Segundo a decisão, os atos discricionários do presidente, derivados de seus poderes políticos, não podem ser julgados pelas cortes. Mas suas “funções vinculadas” a atos legislativos, que podem restringir a discricionaridade do presidente, podem. As juízas citam um precedente da Suprema Corte que explica:

“Nenhuma pessoa neste país é tão alta que está acima da lei. Nenhuma autoridade da lei pode desafiar essa lei impunemente. Todas as autoridades do governo, da mais alta à mais baixa, são criaturas da lei e são obrigadas a obedecê-la. É o único poder supremo em nosso sistema de governo e todo homem que, por aceitar cargo no governo, participa de suas funções, é apenas o mais obrigado a se submeter a essa supremacia e a observar as limitações que ela impõe ao exercício da autoridade que a lei confere”.

A decisão diz que a conclusão de que a doutrina da separação dos poderes não atribui imunidade presidencial contra responsabilização criminal é reforçada por doutrinas análogas de imunidade para legisladores e juízes:

“Legisladores e juízes têm imunidade absoluta contra ações civis, por qualquer conduta oficial. Legisladores tem uma imunidade constitucional contra processo criminal relacionado à Cláusula da Expressão e do Debate. No entanto, legisladores e juízes podem ser processados criminalmente, de acordo com leis aplicáveis, por seus atos oficiais consistentes com a doutrina da separação dos poderes.

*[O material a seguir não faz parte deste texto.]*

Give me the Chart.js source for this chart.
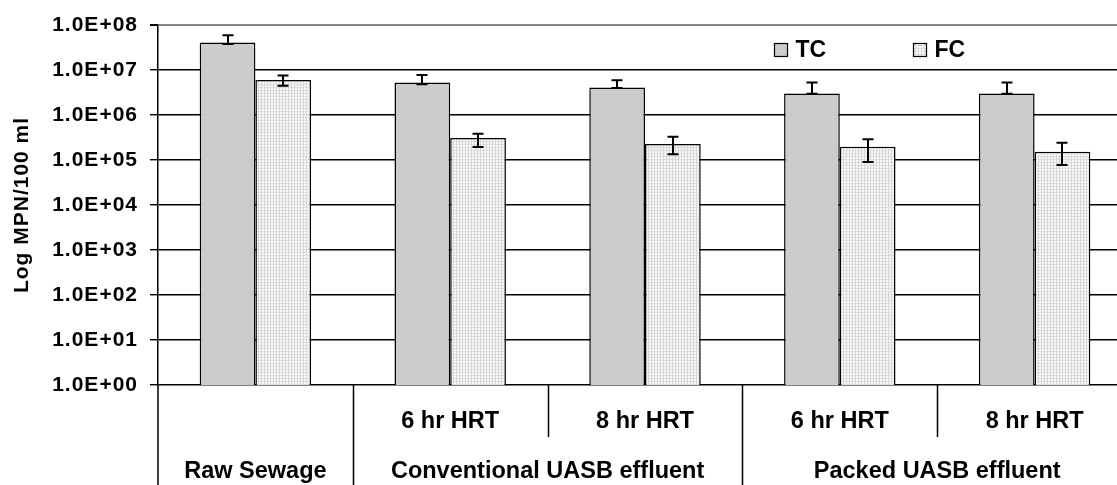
<!DOCTYPE html>
<html>
<head>
<meta charset="utf-8">
<script src="https://cdn.jsdelivr.net/npm/chart.js@4.4.0/dist/chart.umd.min.js"></script>
<style>
html, body { margin: 0; padding: 0; background: #fff; overflow: hidden; }
#wrap { position: absolute; left: 0; top: 0; width: 1134px; height: 490px; }
</style>
</head>
<body>
<div id="wrap"><canvas id="chartgraph"></canvas></div>
<script>
var categories = ['Raw Sewage', 'Conventional 6 hr', 'Conventional 8 hr', 'Packed 6 hr', 'Packed 8 hr'];
var subLabels = ['', '6 hr HRT', '8 hr HRT', '6 hr HRT', '8 hr HRT'];
var groupLabels = ['Raw Sewage', 'Conventional UASB effluent', 'Packed UASB effluent'];
var groupStart = [0, 1, 3];
var groupEnd = [0, 2, 4];

var tcValues = [4.07e7, 5.28e6, 4.09e6, 3.01e6, 3.01e6];
var tcErrHigh = [5.9e7, 7.7e6, 5.9e6, 5.3e6, 5.3e6];
var tcErrLow = [3.8e7, 4.8e6, 4.0e6, 2.95e6, 2.95e6];

var fcValues = [6.0e6, 3.1e5, 2.26e5, 1.97e5, 1.53e5];
var fcErrHigh = [7.55e6, 3.83e5, 3.29e5, 2.88e5, 2.42e5];
var fcErrLow = [4.44e6, 1.94e5, 1.34e5, 9.0e4, 7.75e4];

var yTickValues = [1, 1e1, 1e2, 1e3, 1e4, 1e5, 1e6, 1e7, 1e8];
var yTickLabels = ['1.0E+00', '1.0E+01', '1.0E+02', '1.0E+03', '1.0E+04', '1.0E+05', '1.0E+06', '1.0E+07', '1.0E+08'];

var fontFamily = '"Liberation Sans", Arial, sans-serif';

// dotted fill for the FC bars
function makeDots() {
  var c = document.createElement('canvas');
  c.width = 3; c.height = 3;
  var g = c.getContext('2d');
  g.fillStyle = '#f7f7f7';
  g.fillRect(0, 0, 3, 3);
  g.fillStyle = '#d6d6d6';
  g.fillRect(0, 0, 1, 3);
  g.fillStyle = '#e0e0e0';
  g.fillRect(1, 0, 2, 1);
  return g.createPattern(c, 'repeat');
}
var fcFill = makeDots();

// the axis labels in the original are set a bit wide
var wideTicks = {
  id: 'wideTicks',
  beforeDraw: function(chart) { chart.ctx.letterSpacing = '1px'; },
  beforeDatasetsDraw: function(chart) { chart.ctx.letterSpacing = '0px'; }
};

var errorBars = {
  id: 'errorBars',
  afterDatasetsDraw: function(chart) {
    var ctx = chart.ctx;
    var y = chart.scales.y;
    var lists = [[tcErrLow, tcErrHigh], [fcErrLow, fcErrHigh]];
    ctx.save();
    ctx.strokeStyle = '#000';
    ctx.lineWidth = 2;
    chart.data.datasets.forEach(function(ds, di) {
      var meta = chart.getDatasetMeta(di);
      meta.data.forEach(function(bar, i) {
        var x = Math.round(bar.x);
        var y1 = y.getPixelForValue(lists[di][1][i]);
        var y2 = y.getPixelForValue(lists[di][0][i]);
        ctx.beginPath();
        ctx.moveTo(x, y1); ctx.lineTo(x, y2);
        ctx.moveTo(x - 5.5, y1); ctx.lineTo(x + 5.5, y1);
        ctx.moveTo(x - 5.5, y2); ctx.lineTo(x + 5.5, y2);
        ctx.stroke();
      });
    });
    ctx.restore();
  }
};

var categoryTable = {
  id: 'categoryTable',
  afterDraw: function(chart) {
    var ctx = chart.ctx;
    var area = chart.chartArea;
    var xs = chart.scales.x;
    var h = chart.height;
    ctx.save();
    ctx.letterSpacing = '0px';
    ctx.strokeStyle = '#000';
    ctx.lineWidth = 1.5;
    ctx.beginPath();
    ctx.moveTo(area.left, area.bottom);
    ctx.lineTo(area.left, h);
    for (var i = 0; i < categories.length - 1; i++) {
      var bx = Math.round((xs.getPixelForValue(i) + xs.getPixelForValue(i + 1)) / 2) + 0.5;
      var full = groupStart.indexOf(i + 1) >= 0;
      ctx.moveTo(bx, area.bottom);
      ctx.lineTo(bx, full ? h : area.bottom + 52);
    }
    ctx.stroke();

    ctx.fillStyle = '#000';
    ctx.font = 'bold 23.5px ' + fontFamily;
    ctx.textAlign = 'center';
    ctx.textBaseline = 'middle';
    subLabels.forEach(function(t, i) {
      if (t) ctx.fillText(t, xs.getPixelForValue(i), area.bottom + 37);
    });
    groupLabels.forEach(function(t, g) {
      var cx = (xs.getPixelForValue(groupStart[g]) + xs.getPixelForValue(groupEnd[g])) / 2;
      ctx.fillText(t, cx, area.bottom + 87);
    });
    ctx.restore();
  }
};

var insideLegend = {
  id: 'insideLegend',
  afterDraw: function(chart) {
    var ctx = chart.ctx;
    var area = chart.chartArea;
    var offsets = [616, 755];
    ctx.save();
    ctx.letterSpacing = '0px';
    ctx.font = 'bold 23px ' + fontFamily;
    ctx.textBaseline = 'middle';
    ctx.textAlign = 'left';
    chart.data.datasets.forEach(function(ds, i) {
      var bx = area.left + offsets[i] + 0.5;
      var by = area.top + 18.5;
      ctx.fillStyle = ds.backgroundColor;
      ctx.fillRect(bx, by, 13, 13);
      ctx.strokeStyle = '#000';
      ctx.lineWidth = 1.2;
      ctx.strokeRect(bx, by, 13, 13);
      ctx.fillStyle = '#000';
      ctx.fillText(ds.label, bx + 21, area.top + 25.5);
    });
    ctx.restore();
  }
};

var ctx = document.getElementById('chartgraph').getContext('2d');

var chart = new Chart(ctx, {
  type: 'bar',
  data: {
    labels: categories,
    datasets: [{
      label: 'TC',
      data: tcValues,
      backgroundColor: '#cccccc',
      borderColor: '#000',
      borderWidth: 1.5,
      barPercentage: 1,
      categoryPercentage: 0.572
    }, {
      label: 'FC',
      data: fcValues,
      backgroundColor: fcFill,
      borderColor: '#000',
      borderWidth: 1.5,
      barPercentage: 1,
      categoryPercentage: 0.572
    }]
  },
  options: {
    responsive: true,
    maintainAspectRatio: false,
    animation: false,
    layout: { padding: { top: 25, bottom: 105, left: 0, right: 2 } },
    plugins: {
      legend: { display: false },
      tooltip: { enabled: false }
    },
    scales: {
      x: { display: false },
      y: {
        type: 'logarithmic',
        min: 1,
        max: 1e8,
        afterBuildTicks: function(scale) {
          scale.ticks = yTickValues.map(function(v) { return { value: v }; });
        },
        afterFit: function(scale) { scale.width = 158; },
        ticks: {
          color: '#000',
          padding: 12,
          font: { family: fontFamily, size: 21, weight: 'bold' },
          callback: function(value, index) { return yTickLabels[index]; }
        },
        grid: {
          color: function(c) { return c.tick && c.tick.value === 1e8 ? '#858585' : '#000'; },
          lineWidth: function(c) { return c.tick && c.tick.value === 1e8 ? 2 : 1.4; },
          tickColor: '#000',
          tickLength: 8
        },
        border: { display: true, color: '#000', width: 1.5 },
        title: {
          display: true,
          text: 'Log MPN/100 ml',
          color: '#000',
          padding: { top: 10, bottom: 0 },
          font: { family: fontFamily, size: 21, weight: 'bold' }
        }
      }
    }
  },
  plugins: [wideTicks, errorBars, categoryTable, insideLegend]
});
</script>
</body>
</html>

O ex-presidente Donald Trump irá, agora, recorrer à Suprema Corte. Se a corte decidir julgar o caso, criará uma situação embaraçosa para os três ministros nomeados por Trump, se eles concordarem com os argumentos dos tribunais inferiores.

Segundo especialistas, é possível que a Suprema Corte não aceite julgar o caso e, assim, não se saberá quem foi a favor ou contra (a não ser que haja algum voto dissidente). Nesse caso, irá prevalecer a decisão do Tribunal Federal de Recursos. E Trump terá de responder a todos os processos criminais contra ele, em andamento.